How to work out like a badass ballerina in the gym

Publish date: 2024-07-27

That babe next to you at the gym pumping hundred-pound barbells? She’s a ballerina, not a bodybuilder.

These days, top dancers can’t get by on grace and agility alone — which is why more of them are hitting the gym after they leave the barre. As New York City Ballet principal dancer Sara Mearns and other stars have discovered, dead lifts and squats lead to better pirouettes and pliés.

Cross-training, says Mearns’ trainer, Joel Prouty, can prevent injury and increase a dancer’s endurance and strength, improving performance during a rigorous career. But it’s still a fairly new concept.

“There was no cross-training when I was a dancer,” Prouty tells The Post. “There was this fear that it would take away from the aesthetic” and cause a “bulky” look — “but it doesn’t have to.”

Prouty, 39, performed with several ballet companies and toured with Twyla Tharp before retiring in 2010 to focus on the athleticism of dance. He took exercise physiology courses at New York University and began training dancers “away from the watchful and sometimes-judgmental” eyes of companies wary of extracurricular training.

Now, he says, “almost every major ballet company in the world” has started to embrace cross-training, as dancers are eager to prevent injury and unlock their full potential. He’s got a slew of high-profile clients on board, including American Ballet Theatre’s James Whiteside and the Martha Graham Dance Company’s Lloyd Knight, plus Mearns, who started working with Prouty in 2012 and says he has helped her perform with less pain after a back injury kept her offstage for 8½ months.

“For so many years, I was just [overcompensating],” the 33-year-old dancer, who will reprise her role as the Sugarplum Fairy in “The Nutcracker” this year, tells The Post. “If I was injured, instead of making that part of my body stronger, I would just use other muscles that were strong already to make up for it. I’ve now found those muscles in working with Joel.”

Prouty, who posts videos of beautifully intense sessions on Instagram, says that the best exercises for dancers are the same as they would be for almost any athlete, but with a “different intention”: to elongate lean muscles rather than add mass.

For example, “an NFL player and a ballerina should both do barbell-back squats,” he says. “But they should be focusing differently during the same exercise.”

So, the usual clunky workout moves get elegant upgrades when done Prouty-style: Dancers will finish their squats on their toes in a relevé, and incorporate balance-boosting arabesques into each mountain climber.

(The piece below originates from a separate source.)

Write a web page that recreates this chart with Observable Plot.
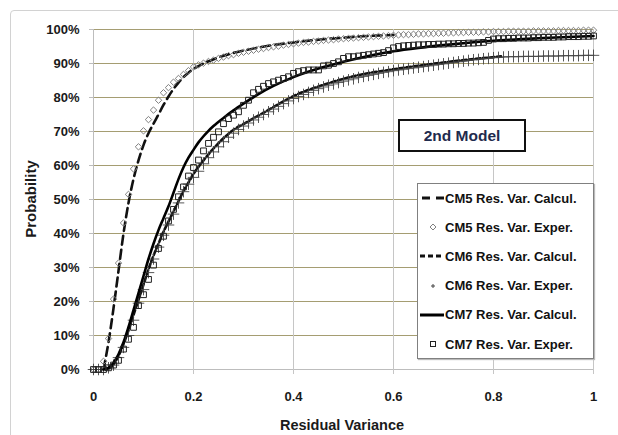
<!DOCTYPE html>
<html><head><meta charset="utf-8">
<script src="https://cdn.jsdelivr.net/npm/d3@7"></script>
<script src="https://cdn.jsdelivr.net/npm/@observablehq/plot@0.6"></script>
<style>
html,body{margin:0;padding:0;background:#fff;}
#wrap{position:relative;width:618px;height:435px;overflow:hidden;font-family:"Liberation Sans",Arial,sans-serif;}
#frame{position:absolute;left:10px;top:10px;width:700px;height:500px;border:1px solid #d2d2d2;border-radius:4px;}
#chart{position:absolute;left:0;top:0;}
.ytitle{position:absolute;left:30px;top:199px;transform:translate(-50%,-50%) rotate(-90deg);font-weight:bold;font-size:15px;color:#1a1a1a;white-space:nowrap;}
.xtitle{position:absolute;left:342px;top:425px;transform:translate(-50%,-50%);font-weight:bold;font-size:14.5px;color:#1a1a1a;white-space:nowrap;}
#note{position:absolute;left:398px;top:119px;width:124px;height:29px;border:2px solid #111;background:#fff;display:flex;align-items:center;justify-content:center;font-weight:bold;font-size:15.5px;color:#1f2b4d;}
#legend{position:absolute;left:417px;top:183px;width:175px;height:174px;border:1px solid #808080;background:#fff;box-shadow:1px 1px 1px #bbb;}
.row{position:absolute;left:0;height:20px;display:flex;align-items:center;font-weight:bold;font-size:13px;color:#111;white-space:nowrap;}
.row svg{display:block;margin-left:2px;margin-right:1px;}
</style>
</head><body>
<div id="wrap">
  <div id="frame"></div>
  <div id="chart"></div>
  <div class="ytitle">Probability</div>
  <div class="xtitle">Residual Variance</div>
  <div id="note">2nd Model</div>
  <div id="legend"></div>
</div>
<script>
// ---- data ----
const resVar = [0,0.01,0.02,0.03,0.04,0.05,0.06,0.07,0.08,0.09,
  0.10,0.11,0.12,0.13,0.14,0.15,0.16,0.17,0.18,0.19,
  0.20,0.21,0.22,0.23,0.24,0.25,0.26,0.27,0.28,0.29,
  0.30,0.31,0.32,0.33,0.34,0.35,0.36,0.37,0.38,0.39,
  0.40,0.41,0.42,0.43,0.44,0.45,0.46,0.47,0.48,0.49,
  0.50,0.51,0.52,0.53,0.54,0.55,0.56,0.57,0.58,0.59,
  0.60,0.61,0.62,0.63,0.64,0.65,0.66,0.67,0.68,0.69,
  0.70,0.71,0.72,0.73,0.74,0.75,0.76,0.77,0.78,0.79,
  0.80,0.81,0.82,0.83,0.84,0.85,0.86,0.87,0.88,0.89,
  0.90,0.91,0.92,0.93,0.94,0.95,0.96,0.97,0.98,0.99,1.00];

const cm5Exp = [0,0,2.4,9.1,20.7,31.3,43.1,51.5,59,65.5,
  70.2,73.5,76.3,79.2,81.4,82.9,84.5,85.6,86.8,87.9,
  89.0,89.6,90.1,90.6,91.0,91.5,91.9,92.3,92.6,93.0,
  93.3,93.6,93.9,94.2,94.4,94.7,94.9,95.1,95.4,95.6,
  95.8,96.0,96.2,96.3,96.5,96.6,96.8,96.9,97.0,97.2,
  97.3,97.4,97.5,97.6,97.7,97.8,97.9,98.0,98.1,98.2,
  98.3,98.4,98.5,98.5,98.6,98.7,98.7,98.8,98.8,98.9,
  98.9,99.0,99.0,99.1,99.1,99.2,99.2,99.2,99.3,99.3,
  99.4,99.4,99.4,99.5,99.5,99.5,99.5,99.5,99.6,99.6,
  99.6,99.6,99.6,99.7,99.7,99.7,99.7,99.7,99.8,99.8,99.8];

const cm6Exp = [0,0,0,0.5,1.3,3.5,6.5,10,14.5,19.5,
  23.5,28.5,32.5,36,39.5,42.5,45.7,49,52.3,54.5,
  56.5,58.3,60.5,62.3,64,65.5,67,68.3,69.5,70.6,
  71.6,72.5,73.4,74.2,75,75.8,76.6,77.4,78.2,79,
  79.7,80.3,80.9,81.5,82.1,82.6,83.1,83.6,84,84.4,
  84.8,85.2,85.5,85.9,86.2,86.5,86.8,87.1,87.4,87.6,
  87.9,88.1,88.3,88.5,88.7,88.9,89.1,89.3,89.5,89.7,
  89.9,90.1,90.3,90.5,90.7,90.9,91.1,91.2,91.4,91.5,
  91.7,91.8,91.9,92,92,92,92.1,92.1,92.1,92.1,
  92.2,92.2,92.2,92.2,92.3,92.3,92.3,92.3,92.4,92.4,92.4];

const cm7Exp = [0,0,0,0.5,1.3,2.7,6,8.9,12.4,18.8,
  22,26.5,30.7,35.6,39.2,43.7,47.1,50.8,53.7,56.9,
  59.4,61.6,64.3,66.5,68.3,69.9,72.3,73.8,74.8,75.8,
  77.7,79.2,81.4,82.4,83.3,84.1,84.6,85.1,85.6,86.1,
  87.1,87.6,87.9,88.1,88.1,88.1,89.3,89.5,90,90.5,
  91.5,92,92,92.2,92.4,92.6,92.8,93,93.2,93.8,
  94.6,95,95.2,95.3,95.4,95.5,95.5,95.6,95.6,95.7,
  95.7,95.8,95.8,95.9,95.9,96,96,96.1,96.2,96.8,
  97.2,97.3,97.3,97.4,97.4,97.5,97.5,97.5,97.6,97.6,
  97.7,97.7,97.7,97.8,97.8,97.9,97.9,97.9,98,98,98.1];

const cm5CalcX = [0.02,0.03,0.04,0.05,0.06,0.07,0.08,0.09,0.10,0.11,0.12,0.13,0.14,0.15,0.16,0.17,0.18,0.19,0.20,0.22,0.25,0.30,0.35,0.40,0.45,0.50,0.55,0.60];
const cm5CalcY = [0,8,18,29,40,49,56,61.5,66,69.5,72.3,75,77.8,80.3,82.5,84.4,86,87.3,88.4,90,91.8,93.8,95.2,96.2,97,97.6,98.1,98.4];

const cm6CalcX = [0.025,0.04,0.05,0.06,0.07,0.08,0.09,0.10,0.11,0.12,0.13,0.14,0.15,0.16,0.17,0.18,0.19,0.20,0.22,0.24,0.26,0.28,0.30,0.34,0.40,0.47,0.53,0.60,0.70,0.815];
const cm6CalcY = [0,1.5,4,7.5,11.5,16,20.5,25,29.5,33.5,37,40.5,43.5,46.5,49.5,52.5,55,57.5,61.5,65,68,70.5,72.2,75.5,80.4,84.2,86.6,88.3,90.3,92.1];

const cm7CalcX = [0.02,0.03,0.04,0.05,0.06,0.07,0.08,0.09,0.10,0.11,0.12,0.13,0.14,0.15,0.16,0.17,0.18,0.19,0.20,0.21,0.22,0.23,0.24,0.26,0.28,0.30,0.33,0.36,0.40,0.45,0.50,0.55,0.60,0.65,0.70,0.75,0.80,0.85,0.90,0.95,1.00];
const cm7CalcY = [0,0.5,2,4.5,8,12.5,17.5,22.5,27.5,32.5,37,41,44.5,48,52,56,59.5,62.3,64.6,66.8,68.6,70.2,71.6,74,76.2,78.2,81,83.4,86,88.5,90.5,92.2,93.6,94.6,95.4,96.1,96.7,97.1,97.5,97.8,98.1];

const xTicks = [0,0.2,0.4,0.6,0.8,1];
const xTickLabels = ["0","0.2","0.4","0.6","0.8","1"];
const yTicks = [0,10,20,30,40,50,60,70,80,90,100];
const yTickLabels = ["0%","10%","20%","30%","40%","50%","60%","70%","80%","90%","100%"];

const seriesNames = ["CM5 Res. Var. Calcul.","CM5 Res. Var. Exper.","CM6 Res. Var. Calcul.","CM6 Res. Var. Exper.","CM7 Res. Var. Calcul.","CM7 Res. Var. Exper."];

// ---- build tables ----
const pts = (xs, ys) => xs.map((x, i) => ({x, y: ys[i]}));
const cm5E = pts(resVar, cm5Exp), cm6E = pts(resVar, cm6Exp), cm7E = pts(resVar, cm7Exp);
const cm5C = pts(cm5CalcX, cm5CalcY), cm6C = pts(cm6CalcX, cm6CalcY), cm7C = pts(cm7CalcX, cm7CalcY);

const chart = Plot.plot({
  width: 618, height: 435,
  marginLeft: 93, marginRight: 25, marginTop: 29, marginBottom: 66,
  x: {domain: [0, 1]},
  y: {domain: [0, 100]},
  style: {fontFamily: "Liberation Sans, Arial, sans-serif", fontSize: "13px", fontWeight: "bold", color: "#1a1a1a", background: "transparent"},
  marks: [
    Plot.ruleY(yTicks.filter(d => d > 0), {stroke: "#a59d72", strokeWidth: 1}),
    Plot.ruleX(xTicks.filter(d => d > 0), {stroke: "#c6c6c6", strokeWidth: 1}),
    Plot.ruleX([0], {stroke: "#bdbdbd", strokeWidth: 1}),
    Plot.ruleY([0], {stroke: "#bdbdbd", strokeWidth: 1}),
    Plot.axisX({ticks: xTicks, tickFormat: d => xTickLabels[xTicks.indexOf(d)], tickSize: 5, tickPadding: 17, stroke: "#c6c6c6", label: null}),
    Plot.axisY({ticks: yTicks, tickFormat: d => yTickLabels[yTicks.indexOf(d)], tickSize: 4, tickPadding: 10, stroke: "#bdbdbd", label: null}),
    Plot.line(cm5C, {x: "x", y: "y", stroke: "#111", strokeWidth: 2.6, strokeDasharray: "9,5", curve: "monotone-x"}),
    Plot.dot(cm5E, {x: "x", y: "y", symbol: "diamond2", r: 2.9, stroke: "#808080", strokeWidth: 1, fill: "none"}),
    Plot.line(cm6C, {x: "x", y: "y", stroke: "#111", strokeWidth: 2.6, strokeDasharray: "4.5,2.5", curve: "monotone-x"}),
    Plot.dot(cm6E, {x: "x", y: "y", symbol: "plus", r: 3.8, stroke: "#444", strokeWidth: 0.9}),
    Plot.line(cm7C, {x: "x", y: "y", stroke: "#000", strokeWidth: 2.6, curve: "monotone-x"}),
    Plot.dot(cm7E, {x: "x", y: "y", symbol: "square2", r: 3.7, stroke: "#222", strokeWidth: 1, fill: "none"})
  ]
});
document.getElementById("chart").appendChild(chart);

// ---- legend ----
const legendSym = [
  `<line x1="2" y1="10" x2="24" y2="10" stroke="#111" stroke-width="3" stroke-dasharray="8,6"/>`,
  `<path d="M13,7 L16,10 L13,13 L10,10 Z" fill="none" stroke="#808080" stroke-width="1"/>`,
  `<line x1="0" y1="10" x2="24" y2="10" stroke="#111" stroke-width="3" stroke-dasharray="5,3"/>`,
  `<path d="M13,8 V12 M11,10 H15" stroke="#444" stroke-width="1"/>`,
  `<line x1="0" y1="10" x2="24" y2="10" stroke="#000" stroke-width="3"/>`,
  `<rect x="10.5" y="7.5" width="5" height="5" fill="none" stroke="#222" stroke-width="1"/>`
];
const legend = document.getElementById("legend");
seriesNames.forEach((name, i) => {
  const row = document.createElement("div");
  row.className = "row";
  row.style.top = (4 + i * 29.2) + "px";
  row.innerHTML = `<svg width="24" height="20">${legendSym[i]}</svg><span>${name}</span>`;
  legend.appendChild(row);
});
</script>
</body></html>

You don’t have to be a pro to learn from Prouty, who plans to open his own Manhattan gym next year. Here are a couple of exercises to weave into your workout if you want to strengthen and lengthen your bod like a ballerina.

The dancer dead lift

Beginners can start with a lightweight bar or use 5 pound-dumb bells. “Keep your back and core muscles engaged throughout each repetition,” says Prouty.

  • With the barbell on the floor in front of you, stand with legs shoulder-width apart and your knees soft. Bend your knees and hinge at the hips, keeping a flat back. Bend just low enough to grab hold of the barbell.
  • With your back straight and your chest out, stand and raise the barbell, keeping your shoulders back. Do 10 to 15 reps.
  • The partial pistol squat

    Beginners can do this one on the ground, but adding the Bosu ball — a dome-shaped balance trainer — creates instability, making your body work harder to balance.

  • Start by standing on one leg in the center of an inverted Bosu ball, with the toes pointing forward. Lift the other leg up so that the foot is touching the knee and the knee faces forward.
  • Extend that leg to the front, while at the same time bending the standing leg. Hold for a breath.
  • Bring the extended foot back up to your knee and repeat, but this time swing the leg to the back and hold for a breath. Do 10 to 15 reps on each side. Remember to step off the Bosu to switch legs!
  • Squat into relevé

  • Begin with toes pointing forward and drop the hips down a few inches below the knees.
  • Stand straight up and fully stretch the knees. For an extra challenge, complete this movement with a high calf raise, called relevé in ballet. Do 10 to 15 reps on each side.
  • Side slide

    Beginners can do without weights, but adding dumbbells makes it more difficult. Use a soft bootie, sock, gliding disc or towel to make this exercise possible, says Prouty.

  • Start with both feet parallel and transfer all of your weight to one leg freeing up the other leg.
  • Slide the one leg directly to the side as far away from the other supporting leg as possible without losing proper posture and return to starting position. Do 10 to 15 reps on each side.
  • Mountain climber into arabesque

  • Begin in a push-up or plank position and bring one knee into the same side elbow.
  • Slowly extend the entire leg back behind you into a full back leg extension, called an arabesque in ballet. Do 10 to 15 reps on each side.